L'agriculture, du fait de la propriété foncière, se soustrait partiellement à l'égalisation des taux de profit par la concurrence des capitaux qui ne joue donc plus entièrement son rôle régulateur.

« Un surprofit peut encore naître - note encore MARX - du fait que certaines sphères de production sont à même de se soustraire à la conversion de leur valeur marchandise en prix de production partant à la réduction de leurs profits au profit moyen »lxxxvi.
La rente absolue provient du mode d'appropriation de la terre par les propriétaires fonciers, qui permet d'établir certaines entraves à la mobilité des capitaux et une limitation de la production deçà du besoin social effectif.
« Par contre – explique MARX - si le plus ne mauvais terrain A ne peut être cultivé (quoique sa mise en exploitation produise le prix de production), tant qu'il ne rapporte pas un excédent sur le prix de production, une rente, c'est bien la propriété foncière qui provoque la création de cette hausse de prix-ci. C'est la propriété foncière elle-même qui a produit de la rente » lxxxvii.
Mais si l'existence de la rente foncière provient de la monopolisation des terres cultivables par une classe, celle des propriétaires fonciers, elle, est aussi liée à l'existence d'une composition organique du capital agricole inférieure à celle du capital social moyen. Pour MARX cette seconde condition est indispensable bien que, à elle seule, non suffisante : « théoriquement - argumente-t-il - il est certain que c'est seulement dans cette hypothèse que la valeur des produits agricoles peut être supérieure à leur prix de production (...). Pour étudier la forme de rente qui nous occupe ici, il est donc suffisant de partir de cette hypothèse, puisque cette rente ne peut se constituer si cette condition n'est pas respectée. Si l'hypothèse n'est pas réalisée la forme de rente correspondante disparaît pas elle aussi » lxxxviii.

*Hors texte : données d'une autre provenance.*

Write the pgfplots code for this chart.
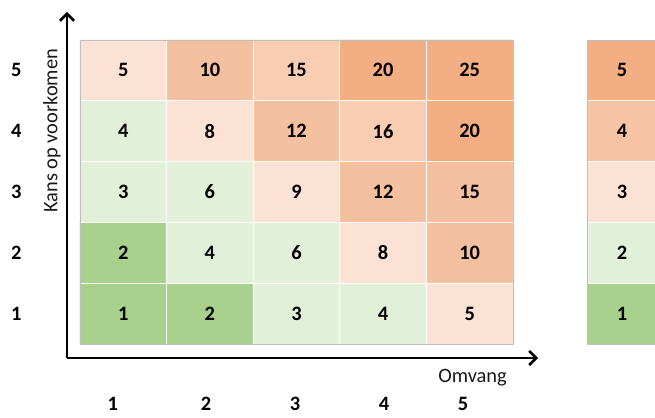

332 Le surprofit absolu dans l'industrie, le monopole absolu

Le problème est plus complexe dans les secteurs industriels.

3321.Cas des branches industrielles dont la composition organique du capital est inférieure à la composition sociale.


Signalons tout d'abord que MARX n'a pas exclu de ses analyses l'étude de monopoles industriels mais il les a restreintes à un cas particulier : certaines branches industrielles dont la composition organique du capital est inférieure à la composition sociale. « Ce qui caractérise toute une série de produits manufacturés c'est que leur valeur est supérieure à leur prix de production sans pour autant qu'il rapporte un profit excédant le profit moyen ou surprofit, susceptible de se convertir en rente »lxxxix remarque-t-il dans un premier temps.
En effet, en mode de production capitaliste, au stade des petites unités de production, « les capitaux ont toujours tendance à opérer, par la concurrence, cette péréquation dans la répartition de la plus-value que le capital total a produite et à surmonter tous les obstacles qui s'y opposent »xc. MARX pose explicitement l'hypothèse de la concurrence des capitaux sans entrave. Mais il ne néglige pas pour autant de signaler l'hypothèse inverse.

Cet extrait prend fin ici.